= Ta-Pei Cheng =

Theoretical physicist (born 1941)

Ta-Pei Cheng (Chinese: 鄭大培; born 1941) is a theoretical physicist and professor emeritus of physics at the University of Missouri–St. Louis. Cheng’s research has included work on low-energy theorem relating the nucleon sigma term to the pion-nucleon scattering amplitude at the Cheng–Dashen point, and studies with Estia Eichten and Ling-Fong Li of asymptotic freedom and spontaneous symmetry breaking in gauge theories. He was elected a Fellow of the American Physical Society in 1982.

Cheng has authored several textbooks on gauge theory, general relativity, cosmology, and Einstein’s physics. His textbooks have been used in university courses in particle physics, quantum field theory, relativity, and cosmology; Gauge Theory of Elementary Particle Physics, co-authored with Ling-Fong Li, has been described by Oxford University Press as a well-established textbook in the field.
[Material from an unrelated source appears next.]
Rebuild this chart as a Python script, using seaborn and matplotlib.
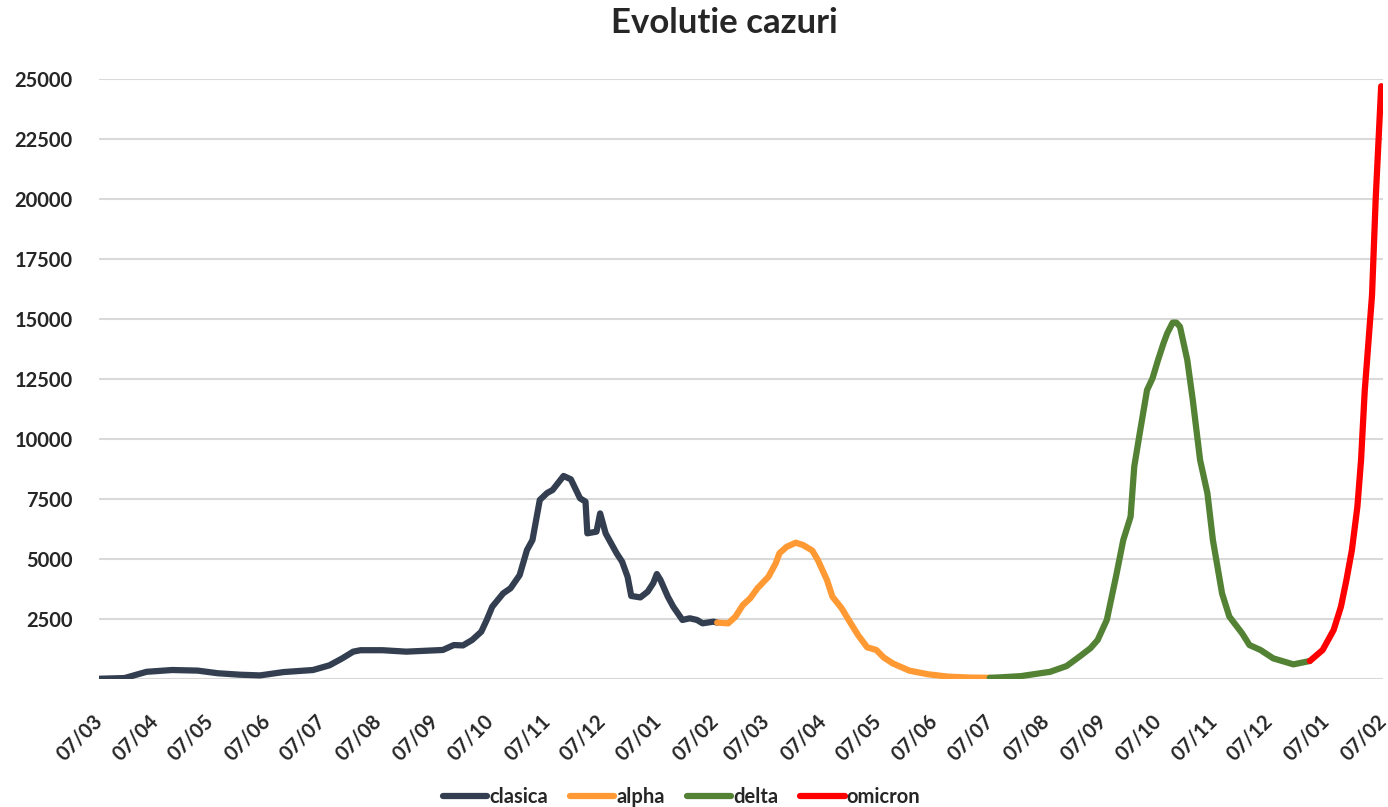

==Early life and education==
Cheng was born in Shanghai in 1941 and spent part of his childhood in Qingdao. In 1956, during the Hundred Flowers period, he moved to Hong Kong to join his parents. After completing secondary school in Hong Kong, he moved to the United States to study at Dartmouth College, where he received an A.B. degree in 1964. He then pursued graduate study in theoretical physics at Rockefeller University in New York City, working under the particle physicist and Einstein biographer Abraham Pais and completing his Ph.D. in 1969.
==Academic career==
Cheng was a postdoctoral member of the Institute for Advanced Study (IAS) in Princeton, New Jersey. He then returned to Rockefeller University as a research associate from 1971 to 1973.

In 1973 Cheng joined the faculty of the University of Missouri–St. Louis (UMSL) as an assistant professor of physics. He was promoted to associate professor in 1976 and to full professor in 1978. He served as chair of the Department of Physics at UMSL from 1978 to 1979. He retired from full-time teaching in 2007 and was named professor emeritus.

Cheng held visiting positions from 1977–1978 at the Institute for Advanced Study, from 1979–1980 at the University of Minnesota, from 1982–1983 at Lawrence Berkeley Laboratory, from 1987–1988 at IAS, and from 1991–1992 at the Chinese University of Hong Kong. He also made extended research visits to the Stanford Linear Accelerator Center, CERN, Fermilab, and the Aspen Center for Physics. From 2002 to 2008, Cheng was an honorary professor of physics at the University of Hong Kong. Beginning in 2009, he also served as an adjunct professor of physics at Portland State University.

==Research==
Cheng’s research has focused on theoretical particle physics, including gauge theories and the quark structure of the nucleon. Early in his career, Cheng studied low-energy theorems and chiral symmetry. With Roger Dashen, he derived a relation connecting the low-energy pion–nucleon scattering amplitude at what became known as the Cheng–Dashen point to the nucleon sigma term.

He undertook a systematic study, with Eichten and Li, of the renormalization group structure of gauge theories with Higgs fields. Cheng, Eichten, and Li found that, in the classes of gauge theories they examined, asymptotic freedom could not coexist with complete breaking of the gauge symmetry through the Higgs mechanism. The work was cited by Georgi and Glashow in their 1974 paper proposing SU(5) grand unification. Cheng and Li also worked on neutrino masses and related lepton-flavor nonconservation effects.

A 2021 Stanford University bibliometric analysis ranked Cheng among the top 2% of researchers in his field for career-long citation impact. As of August 2026, Google Scholar listed more than 10,000 citations to Cheng's publications. In 1982, Cheng was elected a Fellow of the American Physical Society.

==Textbooks and popular works==
Cheng is the co-author, with Ling-Fong Li, of Gauge Theory of Elementary Particle Physics, a graduate-level text on gauge field theories and the Standard Model published by Oxford University Press. The book has remained in use as a graduate-level reference in particle physics and quantum field theory, and Oxford University Press later described it as a well-established textbook in the field.

He later turned his attention to general relativity and cosmology, authoring Relativity, Gravitation and Cosmology: A Basic Introduction, published in the Oxford Master Series in Physics. The book appeared in a second edition in 2010 and was reviewed in journals including the American Journal of Physics and General Relativity and Gravitation.

Cheng has also written Einstein’s Physics: Atoms, Quanta, and Relativity — Derived, Explained, and Appraised, which presents Einstein’s contributions to physics in a historical and conceptual framework for advanced undergraduates and general readers with a physics background. He later wrote A College Course on Relativity and Cosmology, intended for upper-level undergraduate students in physics and astronomy.

==Personal life==
He is married to Leslie Su Cheng and has three children.